As his supporters roared in approval, the candidate, Andres Manuel Lopez Obrador, a former Mexico City mayor, vowed to set up his own government and to fight against "a band of white-collar crooks and corrupt politicians" who he has said had stolen the election from him.
"I accept the responsibility of being president because I reject the imposition of their candidate and rupture of the constitutional order," he said.
"They can keep their pirated institutions and their phony president, but they cannot keep our fatherland and our national dignity," he said.
Staying alive
Described as a national democratic convention, the massive rally seemed intended to keep Lopez Obrador and his political agenda from fading out of the national debate.
Mexico's highest electoral court ruled on Sept. 5 that Lopez Obrador had narrowly lost the election, held on July 2, to Felipe Calderon, a conservative from President Vicente Fox's party.
The leftist maintains there was a broad conspiracy among business leaders, the Fox administration and news media barons to keep him from winning.

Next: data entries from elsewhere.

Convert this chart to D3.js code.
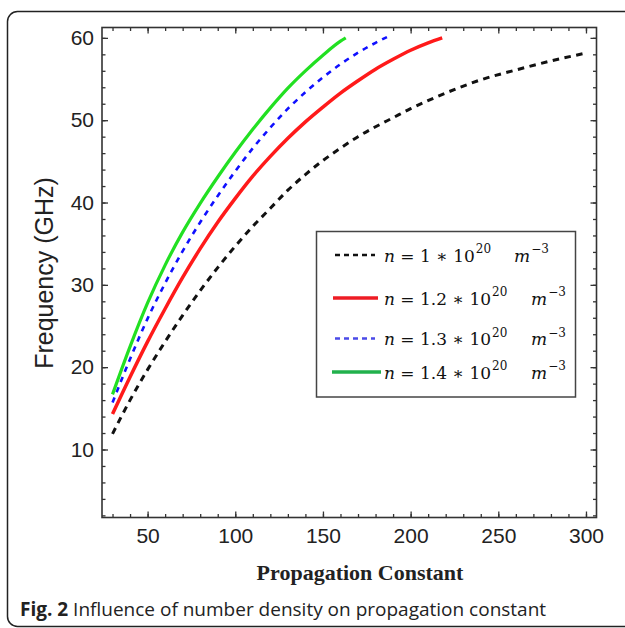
<!DOCTYPE html>
<html>
<head>
<meta charset="utf-8">
<script src="https://cdn.jsdelivr.net/npm/d3@7"></script>
<style>
  body { margin: 0; background: #fff; }
  svg { display: block; }
</style>
</head>
<body>
<svg id="chart" width="625" height="628"></svg>
<script>
// data: propagation constant (x) vs frequency in GHz (y)
let beta1 = [30, 40, 50, 60, 70, 80, 90, 100, 110, 120, 130, 140, 150, 160, 170, 180, 190, 200, 220, 240, 260, 280, 301]
let freq1 = [11.9, 16.0, 19.7, 23.1, 26.3, 29.3, 32.1, 34.7, 37.1, 39.3, 41.5, 43.4, 45.1, 46.6, 48.0, 49.2, 50.3, 51.4, 53.3, 54.9, 56.1, 57.2, 58.2]

let beta12 = [30, 40, 50, 60, 70, 80, 90, 100, 110, 120, 130, 140, 150, 160, 170, 180, 190, 200, 210, 218]
let freq12 = [14.3, 18.8, 23.1, 27.1, 30.9, 34.4, 37.6, 40.5, 43.2, 45.6, 47.8, 49.8, 51.6, 53.3, 54.8, 56.2, 57.4, 58.5, 59.4, 60.0]

let beta13 = [30, 40, 50, 60, 70, 80, 90, 100, 110, 120, 130, 140, 150, 160, 170, 180, 186.5]
let freq13 = [15.7, 21.0, 25.9, 30.2, 34.1, 37.6, 40.8, 43.8, 46.6, 49.1, 51.4, 53.4, 55.2, 56.8, 58.2, 59.4, 60.1]

let beta14 = [30, 40, 50, 60, 70, 80, 90, 100, 110, 120, 130, 140, 150, 160, 163]
let freq14 = [16.7, 22.5, 27.8, 32.4, 36.4, 39.9, 43.1, 46.1, 48.9, 51.5, 53.9, 56.0, 57.9, 59.6, 60.0]

let densities = ['1', '1.2', '1.3', '1.4']
let xTicks = [50, 100, 150, 200, 250, 300]
let yTicks = [10, 20, 30, 40, 50, 60]

let series = [
  { n: densities[0], xs: beta1, ys: freq1, color: '#111111', legendColor: '#111111', width: 3, dash: '6.5,5.5' },
  { n: densities[1], xs: beta12, ys: freq12, color: '#ff1a1a', legendColor: '#ee1c24', width: 3.5, dash: null },
  { n: densities[2], xs: beta13, ys: freq13, color: '#1010ff', legendColor: '#4a4ae8', width: 2.6, dash: '5.5,5.5' },
  { n: densities[3], xs: beta14, ys: freq14, color: '#22e022', legendColor: '#22b14c', width: 3.2, dash: null }
]

let svg = d3.select('#chart')

// plot area
let plot = { left: 102, right: 596.5, top: 27.5, bottom: 517.5 }

let x = d3.scaleLinear().domain([24, 306]).range([plot.left, plot.right])
let y = d3.scaleLinear().domain([1.74, 61.26]).range([plot.bottom, plot.top])

svg.append('rect').attr('width', 625).attr('height', 628).attr('fill', '#fff')

// rounded figure frame (runs off the right/bottom edge)
svg.append('rect')
  .attr('x', 7.5).attr('y', 11.5)
  .attr('width', 700).attr('height', 615)
  .attr('rx', 10)
  .attr('fill', 'none')
  .attr('stroke', '#222')
  .attr('stroke-width', 1.5)

let xMinor = d3.range(30, 306, 10)
let yMinor = d3.range(2, 61, 2)

function styleAxis(g) {
  g.select('.domain').remove()
  g.selectAll('line').attr('stroke', '#333').attr('stroke-width', 1.3)
  g.selectAll('text')
    .attr('fill', '#222')
    .attr('font-family', '"Liberation Sans", Arial, sans-serif')
    .attr('font-size', 21)
}

// bottom
svg.append('g').attr('transform', `translate(0,${plot.bottom})`)
  .call(d3.axisBottom(x).tickValues(xMinor).tickFormat('').tickSizeInner(-3.5).tickSizeOuter(0))
  .call(styleAxis)
svg.append('g').attr('transform', `translate(0,${plot.bottom})`)
  .call(d3.axisBottom(x).tickValues(xTicks).tickSizeInner(-6).tickSizeOuter(0).tickPadding(11))
  .call(styleAxis)
// top (mirror)
svg.append('g').attr('transform', `translate(0,${plot.top})`)
  .call(d3.axisTop(x).tickValues(xMinor).tickFormat('').tickSizeInner(-3.5).tickSizeOuter(0))
  .call(styleAxis)
svg.append('g').attr('transform', `translate(0,${plot.top})`)
  .call(d3.axisTop(x).tickValues(xTicks).tickFormat('').tickSizeInner(-6).tickSizeOuter(0))
  .call(styleAxis)
// left
svg.append('g').attr('transform', `translate(${plot.left},0)`)
  .call(d3.axisLeft(y).tickValues(yMinor).tickFormat('').tickSizeInner(-3.5).tickSizeOuter(0))
  .call(styleAxis)
svg.append('g').attr('transform', `translate(${plot.left},0)`)
  .call(d3.axisLeft(y).tickValues(yTicks).tickSizeInner(-6).tickSizeOuter(0).tickPadding(8))
  .call(styleAxis)
// right (mirror)
svg.append('g').attr('transform', `translate(${plot.right},0)`)
  .call(d3.axisRight(y).tickValues(yMinor).tickFormat('').tickSizeInner(-3.5).tickSizeOuter(0))
  .call(styleAxis)
svg.append('g').attr('transform', `translate(${plot.right},0)`)
  .call(d3.axisRight(y).tickValues(yTicks).tickFormat('').tickSizeInner(-6).tickSizeOuter(0))
  .call(styleAxis)

// plot frame
svg.append('rect')
  .attr('x', plot.left).attr('y', plot.top)
  .attr('width', plot.right - plot.left).attr('height', plot.bottom - plot.top)
  .attr('fill', 'none')
  .attr('stroke', '#333')
  .attr('stroke-width', 1.6)

// curves
let line = d3.line()
  .x(d => x(d[0]))
  .y(d => y(d[1]))
  .curve(d3.curveMonotoneX)

series.forEach(s => {
  svg.append('path')
    .datum(d3.zip(s.xs, s.ys))
    .attr('d', line)
    .attr('fill', 'none')
    .attr('stroke', s.color)
    .attr('stroke-width', s.width)
    .attr('stroke-dasharray', s.dash)
})

// legend
let legend = svg.append('g')
legend.append('rect')
  .attr('x', 316.5).attr('y', 231.5)
  .attr('width', 259).attr('height', 165.5)
  .attr('fill', '#fff')
  .attr('stroke', '#444')
  .attr('stroke-width', 1.5)

let rowY = [255, 298, 338.5, 372]
let sampleX = [[335, 375], [333, 378], [335, 375], [332, 381]]
let mX = [514, 531, 531, 531]
let legendFont = '"DejaVu Serif", "Liberation Serif", serif'

series.forEach((s, i) => {
  legend.append('line')
    .attr('x1', sampleX[i][0]).attr('x2', sampleX[i][1])
    .attr('y1', rowY[i]).attr('y2', rowY[i])
    .attr('stroke', s.legendColor)
    .attr('stroke-width', s.dash ? 2.6 : 3.5)
    .attr('stroke-dasharray', s.dash ? '5,4' : null)

  let base = rowY[i] + 6.5
  let t = legend.append('text')
    .attr('x', 384).attr('y', base)
    .attr('font-family', legendFont)
    .attr('font-size', 17)
    .attr('fill', '#111')
  t.append('tspan').attr('font-style', 'italic').text('n')
  t.append('tspan').text(' = ' + s.n + ' \u2217 10')
  let w = t.node().getComputedTextLength()
  legend.append('text')
    .attr('x', 384 + w + 1).attr('y', base - 8.5)
    .attr('font-family', legendFont)
    .attr('font-size', 12)
    .attr('fill', '#111')
    .text('20')
  let m = legend.append('text')
    .attr('x', mX[i]).attr('y', base)
    .attr('font-family', legendFont)
    .attr('font-size', 17)
    .attr('font-style', 'italic')
    .attr('fill', '#111')
    .text('m')
  let mw = m.node().getComputedTextLength()
  legend.append('text')
    .attr('x', mX[i] + mw + 1).attr('y', base - 8.5)
    .attr('font-family', legendFont)
    .attr('font-size', 12)
    .attr('fill', '#111')
    .text('\u22123')
})

// axis titles
svg.append('text')
  .attr('transform', 'translate(53,273) rotate(-90)')
  .attr('text-anchor', 'middle')
  .attr('font-family', '"Liberation Sans", Arial, sans-serif')
  .attr('font-size', 25)
  .attr('fill', '#222')
  .text('Frequency (GHz)')

svg.append('text')
  .attr('x', 360).attr('y', 580)
  .attr('text-anchor', 'middle')
  .attr('font-family', '"Liberation Serif", "Times New Roman", serif')
  .attr('font-weight', 'bold')
  .attr('font-size', 22)
  .attr('fill', '#222')
  .text('Propagation Constant')

// caption
let cap = svg.append('text')
  .attr('x', 20).attr('y', 616)
  .attr('font-family', '"Open Sans", sans-serif')
  .attr('font-size', 19)
  .attr('fill', '#222')
cap.append('tspan').attr('font-weight', 'bold').text('Fig. 2')
cap.append('tspan').text(' Influence of number density on propagation constant')
</script>
</body>
</html>
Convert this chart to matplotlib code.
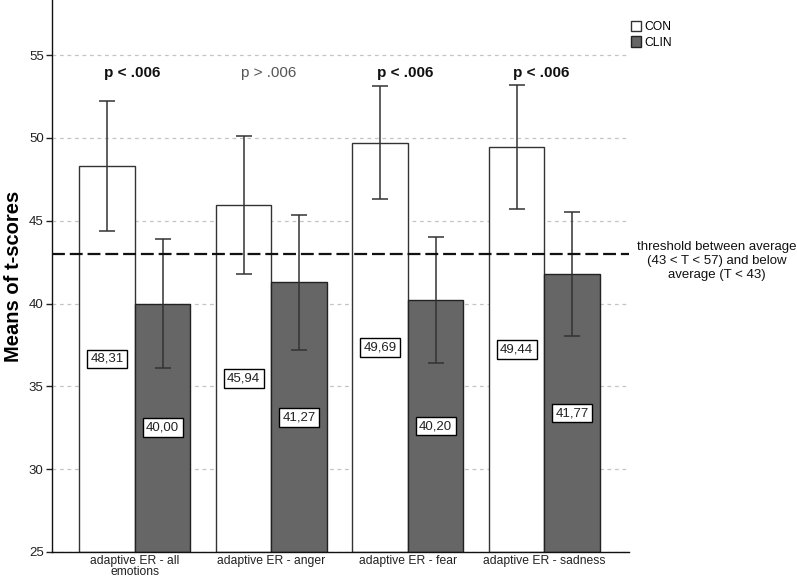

He accused them of using illegal attack advertisements and old-fashioned fraud to ensure that he would be defeated in the elections.
Old tactic
Having lost a court battle for a full recount, Lopez Obrador resorted on Saturday to a tactic with deep roots in Mexican history: He convened a "national convention" of his supporters to draw up a new agenda for the country.
By a show of hands, the crowd unanimously denied Calderon had won.
They declared Lopez Obrador president, asked him to form a Cabinet and supported a constitutional convention.
Some historians said the convention echoed the alternative plans for Mexico put forward by revolutionary heroes like Emilio Zapata and Francisco Madero 100 years ago.
"The slow, difficult, incremental construction of the Mexican nation and state has passed through dozens of plans, made in the heat of political conflict," said one historian, Lorenzo Meyer. "The idea of conventions and plans is something very much part of Mexican history."